= Strict rules of evidence =

Term used in Anglophone law

Strict rules of evidence is a term sometimes used in and about Anglophone common law. The term is not always seen as belonging to technical legal terminology; legislation seldom if ever names a set of laws with the term "strict rules of evidence"; and the term's precise application varies from one legal context to another.

For the purposes of most criminal prosecutions, common law systems have rules about what kinds of evidence can be considered and about how it must be presented, such as the USA Federal Rules of Evidence or the Indian Evidence Act. These rules often disallow, for example, hearsay evidence or bad character evidence. It is generally these rules — or at times the most restrictive form of them — that are being referred to when "the strict rules of evidence" are mentioned.

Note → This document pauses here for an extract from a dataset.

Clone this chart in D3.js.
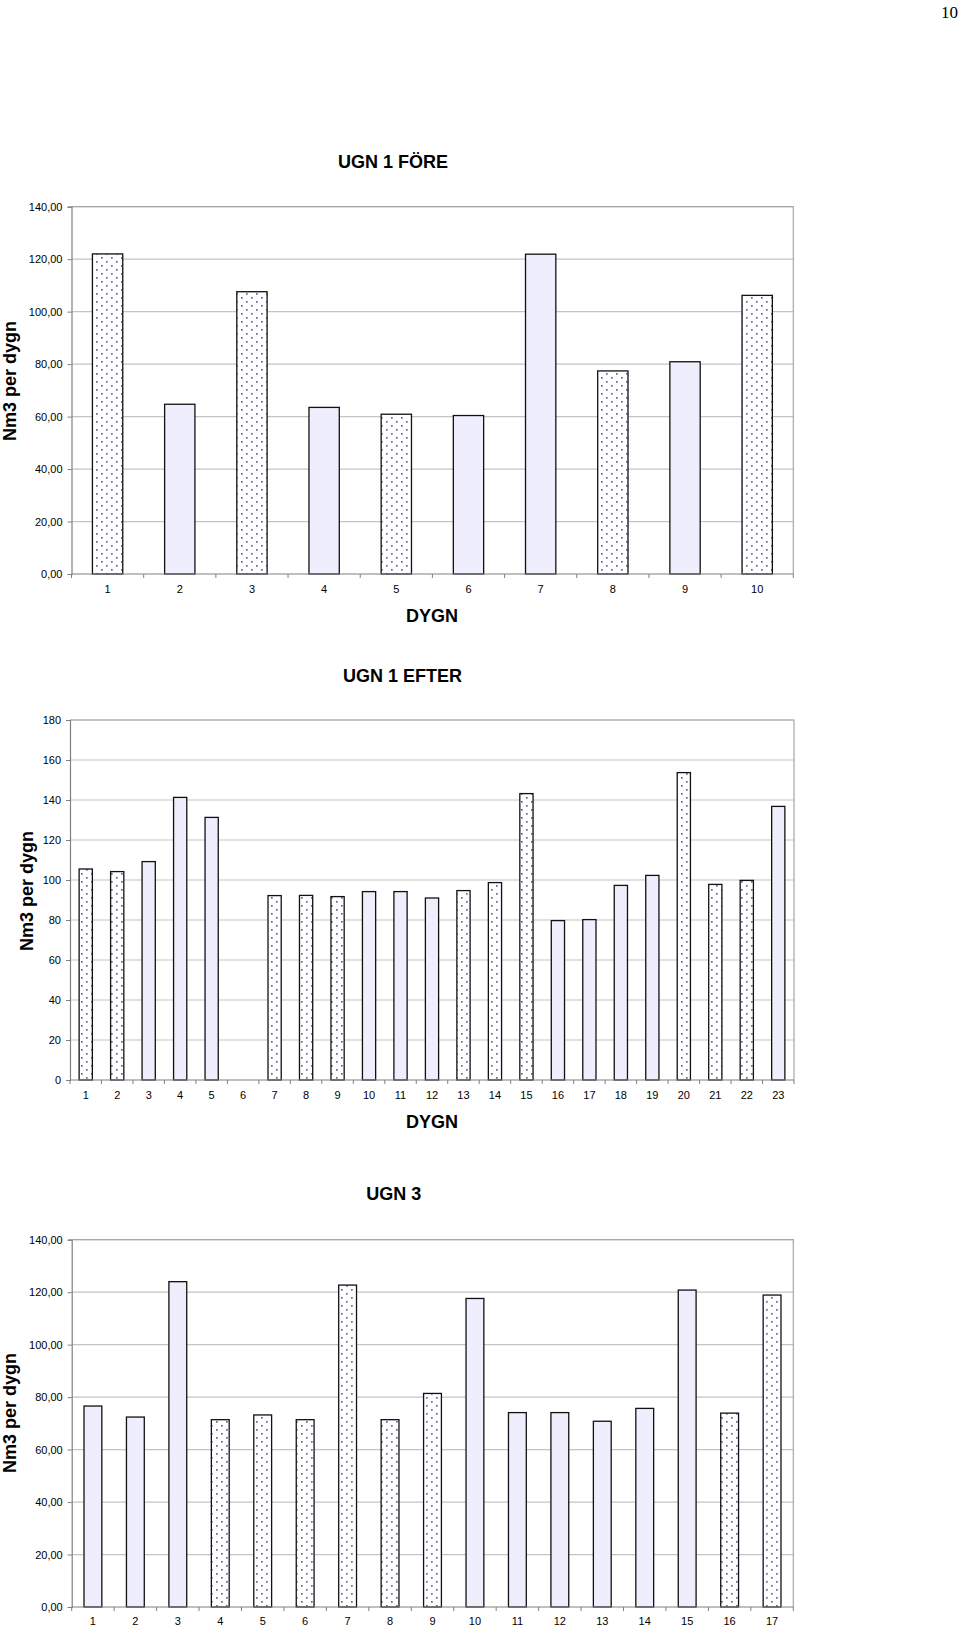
<!DOCTYPE html>
<html>
<head>
<meta charset="utf-8">
<script src="https://cdn.jsdelivr.net/npm/d3@7"></script>
<style>
  html, body { margin: 0; padding: 0; background: #fff; }
  svg { display: block; }
</style>
</head>
<body>
<svg id="page" width="960" height="1629"></svg>
<script>
// ---------------- DATA ----------------
const pageNumber = "10";

// UGN 1 FÖRE
const foreTitle = "UGN 1 FÖRE";
const foreCategories = ["1","2","3","4","5","6","7","8","9","10"];
const foreValues = [122.0, 64.7, 107.6, 63.5, 60.9, 60.4, 121.9, 77.4, 80.9, 106.2];
const foreDotted = [true, false, true, false, true, false, false, true, false, true];
const foreTicks = [0, 20, 40, 60, 80, 100, 120, 140];

// UGN 1 EFTER
const efterTitle = "UGN 1 EFTER";
const efterCategories = ["1","2","3","4","5","6","7","8","9","10","11","12","13","14","15","16","17","18","19","20","21","22","23"];
const efterValues = [105.5, 104.2, 109.2, 141.3, 131.3, 0, 92.2, 92.3, 91.7, 94.2, 94.2, 91.0, 94.7, 98.7, 143.2, 79.7, 80.2, 97.3, 102.3, 153.7, 97.8, 99.8, 136.8];
const efterDotted = [true, true, false, false, false, false, true, true, true, false, false, false, true, true, true, false, false, false, false, true, true, true, false];
const efterTicks = [0, 20, 40, 60, 80, 100, 120, 140, 160, 180];

// UGN 3
const ugn3Title = "UGN 3";
const ugn3Categories = ["1","2","3","4","5","6","7","8","9","10","11","12","13","14","15","16","17"];
const ugn3Values = [76.6, 72.4, 124.0, 71.4, 73.2, 71.4, 122.7, 71.4, 81.4, 117.6, 74.1, 74.1, 70.8, 75.7, 120.8, 73.9, 118.9];
const ugn3Dotted = [false, false, false, true, true, true, true, true, true, false, false, false, false, false, false, true, true];
const ugn3Ticks = [0, 20, 40, 60, 80, 100, 120, 140];

const yLabel = "Nm3 per dygn";
const xLabel = "DYGN";

// ---------------- DRAW ----------------
const svg = d3.select("#page");
const FONT = "'Liberation Sans', Arial, sans-serif";

const defs = svg.append("defs");
const pat = defs.append("pattern")
  .attr("id", "dots")
  .attr("patternUnits", "userSpaceOnUse")
  .attr("width", 10).attr("height", 8);
pat.append("rect").attr("width", 10).attr("height", 8).attr("fill", "#ffffff");
pat.append("rect").attr("x", 1).attr("y", 1).attr("width", 1.7).attr("height", 1.7).attr("fill", "#6464ac");
pat.append("rect").attr("x", 6).attr("y", 5).attr("width", 1.7).attr("height", 1.7).attr("fill", "#6464ac");

svg.append("text")
  .attr("x", 958).attr("y", 18)
  .attr("text-anchor", "end")
  .attr("font-family", "'Liberation Serif', 'Times New Roman', serif")
  .attr("font-size", 17)
  .text(pageNumber);

const locale = d3.formatLocale({decimal: ",", thousands: " ", grouping: [3], currency: ["", ""]});
const fmt2 = locale.format(".2f");
const fmt0 = locale.format("d");

function drawChart(cfg) {
  const g = svg.append("g");
  const {left, right, top, bottom} = cfg;
  const y = d3.scaleLinear().domain([0, cfg.max]).range([bottom, top]);
  const x = d3.scaleBand().domain(cfg.categories).range([left, right])
    .paddingInner(0.58).paddingOuter(0.29);
  const x0 = d3.scaleBand().domain(cfg.categories).range([left, right]).padding(0);

  // gridlines
  g.append("g").selectAll("line").data(cfg.ticks.filter(t => t > 0)).join("line")
    .attr("x1", left).attr("x2", right)
    .attr("y1", d => y(d)).attr("y2", d => y(d))
    .attr("stroke", "#c4c4c4").attr("stroke-width", 1.2);

  // top / right frame
  g.append("path")
    .attr("d", `M${left},${top}H${right}V${bottom}`)
    .attr("fill", "none").attr("stroke", "#a8a8a8").attr("stroke-width", 1.2);

  // bars
  g.append("g").selectAll("rect").data(cfg.values.map((v, i) => ({c: cfg.categories[i], v, dot: cfg.dotted[i]})).filter(d => d.v > 0))
    .join("rect")
    .attr("x", d => x(d.c))
    .attr("y", d => y(d.v))
    .attr("width", x.bandwidth())
    .attr("height", d => y(0) - y(d.v))
    .attr("fill", d => d.dot ? "url(#dots)" : "#eeeefc")
    .attr("stroke", "#111")
    .attr("stroke-width", 1.3);

  // y axis
  const yAxis = d3.axisLeft(y).tickValues(cfg.ticks).tickSize(4).tickPadding(5)
    .tickFormat(cfg.decimals ? fmt2 : fmt0);
  const ya = g.append("g").attr("transform", `translate(${left},0)`).call(yAxis);
  ya.select(".domain").attr("stroke", "#808080").attr("stroke-width", 1.2);
  ya.selectAll(".tick line").attr("stroke", "#808080");
  ya.selectAll("text").attr("font-family", FONT).attr("font-size", 11).attr("fill", "#000");

  // x axis: labels at band centres, ticks at band boundaries
  const xAxis = d3.axisBottom(x).tickSize(0).tickPadding(cfg.xLabelPad);
  const xa = g.append("g").attr("transform", `translate(0,${bottom})`).call(xAxis);
  xa.select(".domain").remove();
  xa.selectAll("text").attr("font-family", FONT).attr("font-size", 11).attr("fill", "#000");
  const bounds = cfg.categories.map(c => x0(c)).concat([x0(cfg.categories[cfg.categories.length - 1]) + x0.bandwidth()]);
  g.append("g").selectAll("line").data(bounds).join("line")
    .attr("x1", d => d).attr("x2", d => d)
    .attr("y1", bottom).attr("y2", bottom + 4)
    .attr("stroke", "#808080");
  g.append("line").attr("x1", left).attr("x2", right).attr("y1", bottom).attr("y2", bottom)
    .attr("stroke", "#808080").attr("stroke-width", 1.2);

  // title
  g.append("text").attr("x", cfg.titleX).attr("y", cfg.titleY)
    .attr("text-anchor", "middle").attr("dominant-baseline", "central")
    .attr("font-family", FONT).attr("font-weight", "bold").attr("font-size", 18)
    .text(cfg.title);

  // x label
  if (cfg.showXLabel) {
    g.append("text").attr("x", 432).attr("y", cfg.xLabelY)
      .attr("text-anchor", "middle").attr("dominant-baseline", "central")
      .attr("font-family", FONT).attr("font-weight", "bold").attr("font-size", 18)
      .text(xLabel);
  }

  // y label
  g.append("text")
    .attr("transform", `translate(${cfg.yLabelX},${cfg.yLabelY}) rotate(-90)`)
    .attr("text-anchor", "middle").attr("dominant-baseline", "central")
    .attr("font-family", FONT).attr("font-weight", "bold").attr("font-size", 18)
    .text(yLabel);
}

drawChart({
  title: foreTitle, categories: foreCategories, values: foreValues, dotted: foreDotted,
  ticks: foreTicks, max: 140, decimals: true,
  left: 71.5, right: 793.3, top: 206.7, bottom: 574,
  titleX: 393, titleY: 162, xLabelPad: 11, showXLabel: true, xLabelY: 616,
  yLabelX: 10, yLabelY: 381
});

drawChart({
  title: efterTitle, categories: efterCategories, values: efterValues, dotted: efterDotted,
  ticks: efterTicks, max: 180, decimals: false,
  left: 70, right: 794, top: 720, bottom: 1080,
  titleX: 402.5, titleY: 676, xLabelPad: 11, showXLabel: true, xLabelY: 1121.7,
  yLabelX: 27, yLabelY: 891
});

drawChart({
  title: ugn3Title, categories: ugn3Categories, values: ugn3Values, dotted: ugn3Dotted,
  ticks: ugn3Ticks, max: 140, decimals: true,
  left: 71.7, right: 793.3, top: 1239.7, bottom: 1607,
  titleX: 393.7, titleY: 1194.3, xLabelPad: 10, showXLabel: false, xLabelY: 0,
  yLabelX: 10, yLabelY: 1413
});
</script>
</body>
</html>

According to the Council of Europe French-English Legal Dictionary, "(proof according to the) strict rules of evidence" corresponds to the French concept "preuve légale et formelle", as opposed to a situation where "la preuve de la cause est libre" ('the consideration (legal basis) may be proved by any kind of evidence').

A legal system may include different evidentiary standards for different kinds of proceedings, for example for civil and criminal proceedings, and these may all be referred to as "the strict rules of evidence" concerning their particular domain.

The term strict rules of evidence is most commonly used to specify that they are not to be followed. The most common context for this is when a case goes to arbitration instead of to a court of law. Examples in UK law of proceedings not governed by the strict rules of evidence are "civil claims which have been allocated to the small claims track", and "hearings before employment tribunals".

At times, the strict rules of evidence are used to define certain kinds of court cases. For example, section 11 of the UK Civil Evidence Act 1995 specifies that "in this Act 'civil proceedings' means civil proceedings, before any tribunal, in relation to which the strict rules of evidence apply, whether as a matter of law or by agreement of the parties", while section 134 of the UK Criminal Justice Act 2003 defines "criminal proceedings" as "criminal proceedings in relation to which the strict rules of evidence apply".